Restaurant review: Sonny Berry's *****

6/13/2003

There are restaurateurs, I'd guess, and even Realtors of broader scope who lust for the tidy piece of property that's home to Sonny Berry's Supper Club. The waters of Maumee Bay lap the edge of the lot (at a safe distance), but there's no patio inviting guests to enjoy dinner al fresco, no manicured lawn and intimate arbors hidden in greenery set to one side and the other, no dock for customers who come by water to eat and drink.

What faces this supper club are a gravel parking area, a clump of slowly rotting pilings, and some other waste wood heaped carelessly off to the side. It seems that a vision of the possibilities has not inspired the proprietor. Or perhaps he has given sober consideration to a cost-benefit ratio. There's nothing like economic reality to focus a vision.

We come, however, you and I, moved by hunger, not aesthetics, and the Bay Shore Supper Club is, or ought to be, on our list of favorite, homey, unpretentious eateries.

There is one thing, though, about that “supper club” moniker: The Bay Shore is open from early in the morning until a respectable evening hour, from early breakfast to the last piece of after-dinner pie. Is a standard breakfast served in a true supper club?

Conventional wisdom says that you'd be making a big mistake if you order a porterhouse from a seafood kitchen. I'm a believer (like everyone at neighboring tables the times I've eaten at the Bay Shore), so I can't tell you about the four beef steaks on the menu.

Now, the kitchen knows perfectly well what to do with fresh-water fish, like pickerel, whole or half, and little deep-fried yellow perch.
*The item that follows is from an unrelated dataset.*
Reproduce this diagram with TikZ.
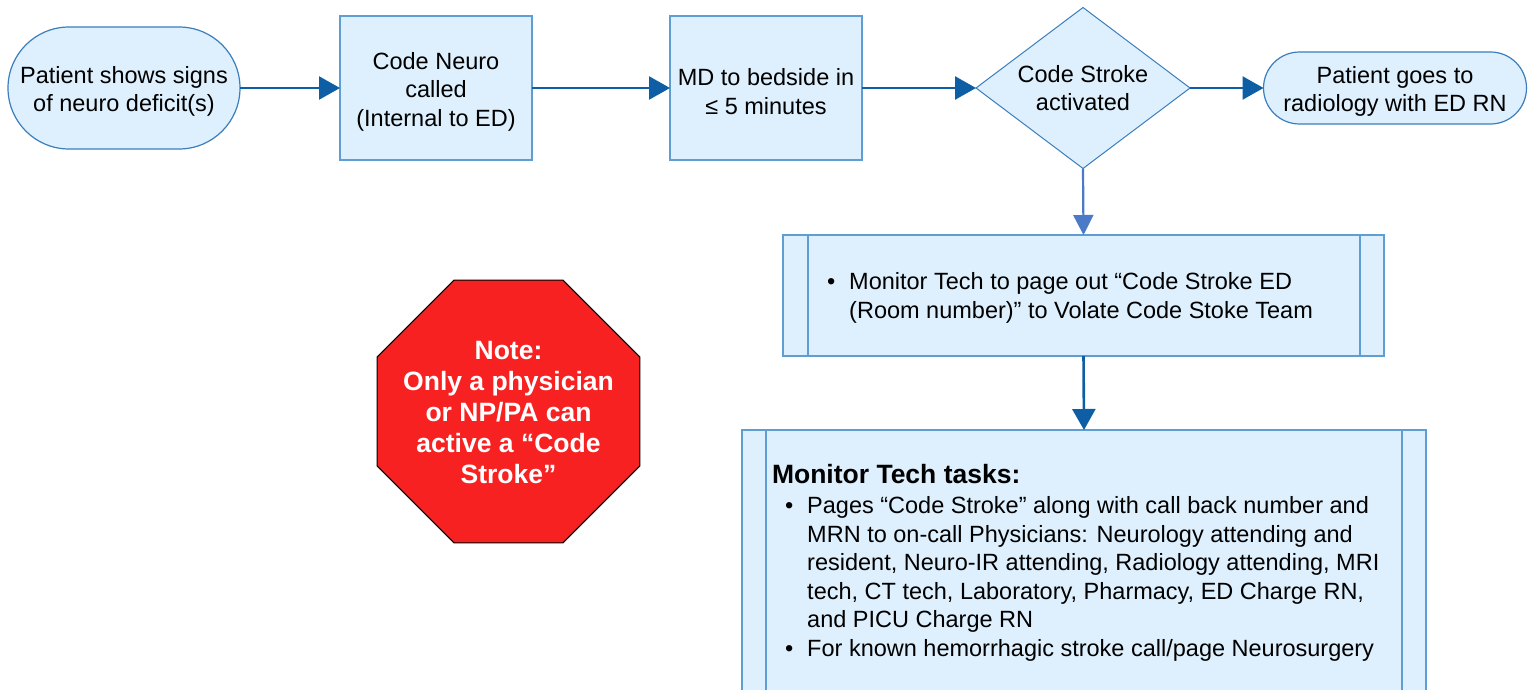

They arrive delicately flaked, tender, and tasty enough that I'm never tempted to use tartar sauce, even if it's made or doctored here. Just doing my duty, I brush the sauce with a single flake, and I can say from my own experience that it's not so strong as to overwhelm the fish.

Another fresh-water fish we sometimes get in these parts - a rare one, related to and smaller than a pickerel - is the sauger. It's also the only one that on my plate that can compete with a pickerel, the northern whitefish, from Lake Superior or now and again Lake Huron.

Yet another lake fish, which makes its home in the deepest waters - several hundred feet - and is very rarely caught, is a lake trout, a grand fish sometimes big enough to be stuffed and served on a table of eight settings.

Well, I'm drifting into dreams; just don't ever pass up a lake trout steak, even a relatively little one, if one's offered.

One recent evening I departed from fresh to salt-water for a mess of ocean scallops. In this restaurant, or any of its sort, a salt-water order may be, if not a mistake, still hardly a winner. These scallops, pan broiled, were tough and fibrous. They were OK, but surely less than one expects.

Service is friendly and as fast as it can be, considering that the kitchen moves on its tasks deliberately. The bar is set off by a head-high room divider. Tables are a little crowded, and if you're one of a group you had better call ahead.